Indeed, DEBKA-Net-Weekly’s Saudi experts believe his latest reforms may be part of a trade-off with those circles for which he agreed to hold off on an edict granting women driving rights.
Saudi women are still a long way from equality and liberation from the chains of anachronistic tradition, fundamentalist religion and male hyper-chauvinism. Abdullah's limited reforms leave women still prohibited from running their own businesses or even their private affairs without a male guardian escorting them in public. Certain professions and fields of study are open to males only.
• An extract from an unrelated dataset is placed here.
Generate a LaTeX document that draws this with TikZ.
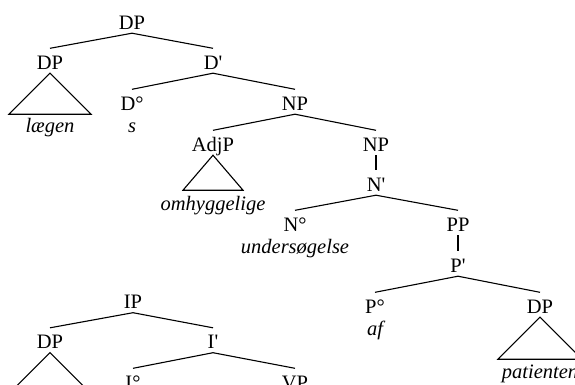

Furthermore, a future monarch would have the power to reverse Abdullah's reforms. Interior Minister Prince Nayef bin Abdulaziz, who is second-in-line to the throne after Crown Prince Sultan, is reputedly less progressive than the incumbent. He may draw a line on further concessions to women but is unlikely to revoke Abdullah's "revolutionary" rulings.
Instability creeps up on the kingdom
The fingerprints of the Arab Revolt are detected in the royal initiatives for change. Granting women limited voting rights is meant to show the population that the "liberal" throne has seen the light and is willing to cater to popular interests without the coercion of popular uprisings and disturbances.
Two events this week demonstrated that King Abdullah and the senior princes in government are fully alert to the instability creeping up on them:
1. The king secretly ordered the transfer of 1,600 Saudi troops and 30 tanks to neighboring Bahrain, thereby doubling to 3,200 the Saudi expeditionary force propping up the throne against dissent. Riyadh is gearing up for the next Iranian bid to stir up Shiite riots against the Bahraini ruler.
2. The Saudi Interior Ministry, which is headed by the hardline Prince Nayef, issued a stern warning in the wake of Shiite riots in the town of al-Awamia in the Qatif oil region: People failing in "loyalty to Allah, their homeland, or the State and its authority" stand to lose their citizenship.